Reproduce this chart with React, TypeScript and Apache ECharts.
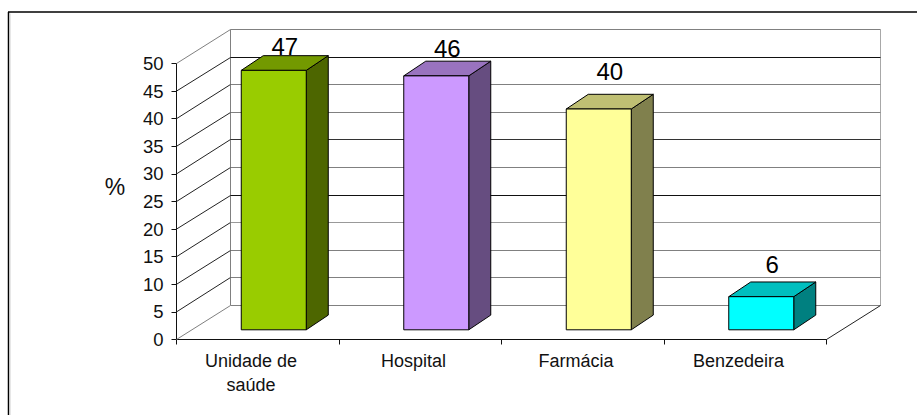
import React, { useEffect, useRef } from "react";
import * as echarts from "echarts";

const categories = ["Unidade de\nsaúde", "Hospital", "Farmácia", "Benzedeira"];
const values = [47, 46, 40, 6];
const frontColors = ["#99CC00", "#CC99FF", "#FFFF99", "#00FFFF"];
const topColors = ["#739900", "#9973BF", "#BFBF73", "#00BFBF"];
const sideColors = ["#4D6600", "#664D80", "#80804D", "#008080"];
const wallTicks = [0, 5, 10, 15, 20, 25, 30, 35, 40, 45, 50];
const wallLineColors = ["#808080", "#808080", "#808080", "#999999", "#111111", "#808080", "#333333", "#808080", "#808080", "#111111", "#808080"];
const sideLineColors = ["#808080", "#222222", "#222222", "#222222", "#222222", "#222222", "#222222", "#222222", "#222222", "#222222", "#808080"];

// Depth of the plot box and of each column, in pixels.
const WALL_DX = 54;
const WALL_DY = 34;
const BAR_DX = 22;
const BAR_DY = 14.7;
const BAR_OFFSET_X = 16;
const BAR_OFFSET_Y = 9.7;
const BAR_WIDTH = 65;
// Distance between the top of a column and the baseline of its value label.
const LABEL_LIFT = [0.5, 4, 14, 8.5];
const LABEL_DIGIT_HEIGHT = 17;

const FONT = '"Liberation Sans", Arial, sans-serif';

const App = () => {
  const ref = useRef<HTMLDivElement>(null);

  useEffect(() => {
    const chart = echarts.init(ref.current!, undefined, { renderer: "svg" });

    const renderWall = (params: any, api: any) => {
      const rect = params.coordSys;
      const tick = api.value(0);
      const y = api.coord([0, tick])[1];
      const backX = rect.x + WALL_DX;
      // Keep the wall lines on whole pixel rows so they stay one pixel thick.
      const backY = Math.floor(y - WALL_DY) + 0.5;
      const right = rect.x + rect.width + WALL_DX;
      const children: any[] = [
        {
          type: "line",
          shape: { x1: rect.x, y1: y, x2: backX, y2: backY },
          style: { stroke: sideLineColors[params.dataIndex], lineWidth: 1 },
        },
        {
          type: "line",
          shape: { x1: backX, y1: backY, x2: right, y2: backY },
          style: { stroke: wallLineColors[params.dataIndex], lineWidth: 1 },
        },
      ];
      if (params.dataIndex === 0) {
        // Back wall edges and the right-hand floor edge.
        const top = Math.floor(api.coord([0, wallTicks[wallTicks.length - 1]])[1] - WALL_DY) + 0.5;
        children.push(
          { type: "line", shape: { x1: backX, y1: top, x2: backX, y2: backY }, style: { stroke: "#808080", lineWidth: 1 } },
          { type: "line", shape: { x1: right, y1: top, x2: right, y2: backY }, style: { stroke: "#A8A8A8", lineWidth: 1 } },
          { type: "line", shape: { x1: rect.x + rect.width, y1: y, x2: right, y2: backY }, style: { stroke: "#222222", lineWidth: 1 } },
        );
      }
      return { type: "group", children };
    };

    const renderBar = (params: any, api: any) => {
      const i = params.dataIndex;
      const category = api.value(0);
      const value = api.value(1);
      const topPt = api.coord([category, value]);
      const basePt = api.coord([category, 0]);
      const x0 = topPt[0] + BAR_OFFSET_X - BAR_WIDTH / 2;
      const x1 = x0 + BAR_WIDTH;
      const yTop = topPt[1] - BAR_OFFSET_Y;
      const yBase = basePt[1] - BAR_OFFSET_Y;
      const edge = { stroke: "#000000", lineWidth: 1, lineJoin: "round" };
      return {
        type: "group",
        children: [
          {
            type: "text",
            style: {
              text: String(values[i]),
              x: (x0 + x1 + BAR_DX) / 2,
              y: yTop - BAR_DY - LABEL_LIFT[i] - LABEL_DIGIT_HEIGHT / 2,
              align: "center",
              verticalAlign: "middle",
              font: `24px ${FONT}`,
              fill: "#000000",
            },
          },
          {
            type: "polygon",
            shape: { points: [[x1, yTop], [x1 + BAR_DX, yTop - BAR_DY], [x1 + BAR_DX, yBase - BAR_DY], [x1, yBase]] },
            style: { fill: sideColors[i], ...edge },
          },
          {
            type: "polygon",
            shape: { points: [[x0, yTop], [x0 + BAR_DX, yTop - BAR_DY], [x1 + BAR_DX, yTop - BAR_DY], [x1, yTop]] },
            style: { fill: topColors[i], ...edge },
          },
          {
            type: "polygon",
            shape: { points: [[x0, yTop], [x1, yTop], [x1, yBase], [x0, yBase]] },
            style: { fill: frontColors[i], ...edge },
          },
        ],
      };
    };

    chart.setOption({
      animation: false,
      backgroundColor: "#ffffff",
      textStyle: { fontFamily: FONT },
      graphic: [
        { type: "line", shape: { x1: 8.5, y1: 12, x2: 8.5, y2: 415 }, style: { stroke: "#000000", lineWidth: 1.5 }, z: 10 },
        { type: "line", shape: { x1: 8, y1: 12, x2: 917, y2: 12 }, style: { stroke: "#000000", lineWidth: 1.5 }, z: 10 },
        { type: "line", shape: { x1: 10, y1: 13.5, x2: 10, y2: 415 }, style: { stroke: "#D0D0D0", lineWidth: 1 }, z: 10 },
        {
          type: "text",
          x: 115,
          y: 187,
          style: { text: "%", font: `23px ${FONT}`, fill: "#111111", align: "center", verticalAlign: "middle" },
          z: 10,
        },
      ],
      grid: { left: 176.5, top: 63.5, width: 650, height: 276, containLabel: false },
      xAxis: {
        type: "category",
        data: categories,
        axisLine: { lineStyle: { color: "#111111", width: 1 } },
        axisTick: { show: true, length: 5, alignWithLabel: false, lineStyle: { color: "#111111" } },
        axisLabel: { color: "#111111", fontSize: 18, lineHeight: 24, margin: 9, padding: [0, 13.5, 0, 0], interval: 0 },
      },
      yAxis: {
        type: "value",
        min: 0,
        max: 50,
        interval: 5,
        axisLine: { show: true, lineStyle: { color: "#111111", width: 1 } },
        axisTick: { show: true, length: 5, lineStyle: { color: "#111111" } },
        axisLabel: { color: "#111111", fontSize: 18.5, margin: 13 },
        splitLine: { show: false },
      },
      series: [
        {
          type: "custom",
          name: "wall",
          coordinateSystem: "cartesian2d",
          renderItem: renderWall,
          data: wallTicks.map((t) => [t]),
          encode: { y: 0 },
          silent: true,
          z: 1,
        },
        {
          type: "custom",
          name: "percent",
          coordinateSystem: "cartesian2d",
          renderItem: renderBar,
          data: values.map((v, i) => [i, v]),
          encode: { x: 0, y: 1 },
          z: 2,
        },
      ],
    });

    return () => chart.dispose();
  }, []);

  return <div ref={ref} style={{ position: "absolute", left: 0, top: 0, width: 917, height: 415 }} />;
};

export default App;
═══
Stated task:
Transcribe the preceding listing in its entirety and with exact wording, leaving out pictures.

Answer:
Reproduce this chart with React, TypeScript and Apache ECharts.
import React, { useEffect, useRef } from "react";
import * as echarts from "echarts";

const categories = ["Unidade de\nsaúde", "Hospital", "Farmácia", "Benzedeira"];
const values = [47, 46, 40, 6];
const frontColors = ["#99CC00", "#CC99FF", "#FFFF99", "#00FFFF"];
const topColors = ["#739900", "#9973BF", "#BFBF73", "#00BFBF"];
const sideColors = ["#4D6600", "#664D80", "#80804D", "#008080"];
const wallTicks = [0, 5, 10, 15, 20, 25, 30, 35, 40, 45, 50];
const wallLineColors = ["#808080", "#808080", "#808080", "#999999", "#111111", "#808080", "#333333", "#808080", "#808080", "#111111", "#808080"];
const sideLineColors = ["#808080", "#222222", "#222222", "#222222", "#222222", "#222222", "#222222", "#222222", "#222222", "#222222", "#808080"];

// Depth of the plot box and of each column, in pixels.
const WALL_DX = 54;
const WALL_DY = 34;
const BAR_DX = 22;
const BAR_DY = 14.7;
const BAR_OFFSET_X = 16;
const BAR_OFFSET_Y = 9.7;
const BAR_WIDTH = 65;
// Distance between the top of a column and the baseline of its value label.
const LABEL_LIFT = [0.5, 4, 14, 8.5];
const LABEL_DIGIT_HEIGHT = 17;

const FONT = '"Liberation Sans", Arial, sans-serif';

const App = () => {
  const ref = useRef<HTMLDivElement>(null);

  useEffect(() => {
    const chart = echarts.init(ref.current!, undefined, { renderer: "svg" });

    const renderWall = (params: any, api: any) => {
      const rect = params.coordSys;
      const tick = api.value(0);
      const y = api.coord([0, tick])[1];
      const backX = rect.x + WALL_DX;
      // Keep the wall lines on whole pixel rows so they stay one pixel thick.
      const backY = Math.floor(y - WALL_DY) + 0.5;
      const right = rect.x + rect.width + WALL_DX;
      const children: any[] = [
        {
          type: "line",
          shape: { x1: rect.x, y1: y, x2: backX, y2: backY },
          style: { stroke: sideLineColors[params.dataIndex], lineWidth: 1 },
        },
        {
          type: "line",
          shape: { x1: backX, y1: backY, x2: right, y2: backY },
          style: { stroke: wallLineColors[params.dataIndex], lineWidth: 1 },
        },
      ];
      if (params.dataIndex === 0) {
        // Back wall edges and the right-hand floor edge.
        const top = Math.floor(api.coord([0, wallTicks[wallTicks.length - 1]])[1] - WALL_DY) + 0.5;
        children.push(
          { type: "line", shape: { x1: backX, y1: top, x2: backX, y2: backY }, style: { stroke: "#808080", lineWidth: 1 } },
          { type: "line", shape: { x1: right, y1: top, x2: right, y2: backY }, style: { stroke: "#A8A8A8", lineWidth: 1 } },
          { type: "line", shape: { x1: rect.x + rect.width, y1: y, x2: right, y2: backY }, style: { stroke: "#222222", lineWidth: 1 } },
        );
      }
      return { type: "group", children };
    };

    const renderBar = (params: any, api: any) => {
      const i = params.dataIndex;
      const category = api.value(0);
      const value = api.value(1);
      const topPt = api.coord([category, value]);
      const basePt = api.coord([category, 0]);
      const x0 = topPt[0] + BAR_OFFSET_X - BAR_WIDTH / 2;
      const x1 = x0 + BAR_WIDTH;
      const yTop = topPt[1] - BAR_OFFSET_Y;
      const yBase = basePt[1] - BAR_OFFSET_Y;
      const edge = { stroke: "#000000", lineWidth: 1, lineJoin: "round" };
      return {
        type: "group",
        children: [
          {
            type: "text",
            style: {
              text: String(values[i]),
              x: (x0 + x1 + BAR_DX) / 2,
              y: yTop - BAR_DY - LABEL_LIFT[i] - LABEL_DIGIT_HEIGHT / 2,
              align: "center",
              verticalAlign: "middle",
              font: `24px ${FONT}`,
              fill: "#000000",
            },
          },
          {
            type: "polygon",
            shape: { points: [[x1, yTop], [x1 + BAR_DX, yTop - BAR_DY], [x1 + BAR_DX, yBase - BAR_DY], [x1, yBase]] },
            style: { fill: sideColors[i], ...edge },
          },
          {
            type: "polygon",
            shape: { points: [[x0, yTop], [x0 + BAR_DX, yTop - BAR_DY], [x1 + BAR_DX, yTop - BAR_DY], [x1, yTop]] },
            style: { fill: topColors[i], ...edge },
          },
          {
            type: "polygon",
            shape: { points: [[x0, yTop], [x1, yTop], [x1, yBase], [x0, yBase]] },
            style: { fill: frontColors[i], ...edge },
          },
        ],
      };
    };

    chart.setOption({
      animation: false,
      backgroundColor: "#ffffff",
      textStyle: { fontFamily: FONT },
      graphic: [
        { type: "line", shape: { x1: 8.5, y1: 12, x2: 8.5, y2: 415 }, style: { stroke: "#000000", lineWidth: 1.5 }, z: 10 },
        { type: "line", shape: { x1: 8, y1: 12, x2: 917, y2: 12 }, style: { stroke: "#000000", lineWidth: 1.5 }, z: 10 },
        { type: "line", shape: { x1: 10, y1: 13.5, x2: 10, y2: 415 }, style: { stroke: "#D0D0D0", lineWidth: 1 }, z: 10 },
        {
          type: "text",
          x: 115,
          y: 187,
          style: { text: "%", font: `23px ${FONT}`, fill: "#111111", align: "center", verticalAlign: "middle" },
          z: 10,
        },
      ],
      grid: { left: 176.5, top: 63.5, width: 650, height: 276, containLabel: false },
      xAxis: {
        type: "category",
        data: categories,
        axisLine: { lineStyle: { color: "#111111", width: 1 } },
        axisTick: { show: true, length: 5, alignWithLabel: false, lineStyle: { color: "#111111" } },
        axisLabel: { color: "#111111", fontSize: 18, lineHeight: 24, margin: 9, padding: [0, 13.5, 0, 0], interval: 0 },
      },
      yAxis: {
        type: "value",
        min: 0,
        max: 50,
        interval: 5,
        axisLine: { show: true, lineStyle: { color: "#111111", width: 1 } },
        axisTick: { show: true, length: 5, lineStyle: { color: "#111111" } },
        axisLabel: { color: "#111111", fontSize: 18.5, margin: 13 },
        splitLine: { show: false },
      },
      series: [
        {
          type: "custom",
          name: "wall",
          coordinateSystem: "cartesian2d",
          renderItem: renderWall,
          data: wallTicks.map((t) => [t]),
          encode: { y: 0 },
          silent: true,
          z: 1,
        },
        {
          type: "custom",
          name: "percent",
          coordinateSystem: "cartesian2d",
          renderItem: renderBar,
          data: values.map((v, i) => [i, v]),
          encode: { x: 0, y: 1 },
          z: 2,
        },
      ],
    });

    return () => chart.dispose();
  }, []);

  return <div ref={ref} style={{ position: "absolute", left: 0, top: 0, width: 917, height: 415 }} />;
};

export default App;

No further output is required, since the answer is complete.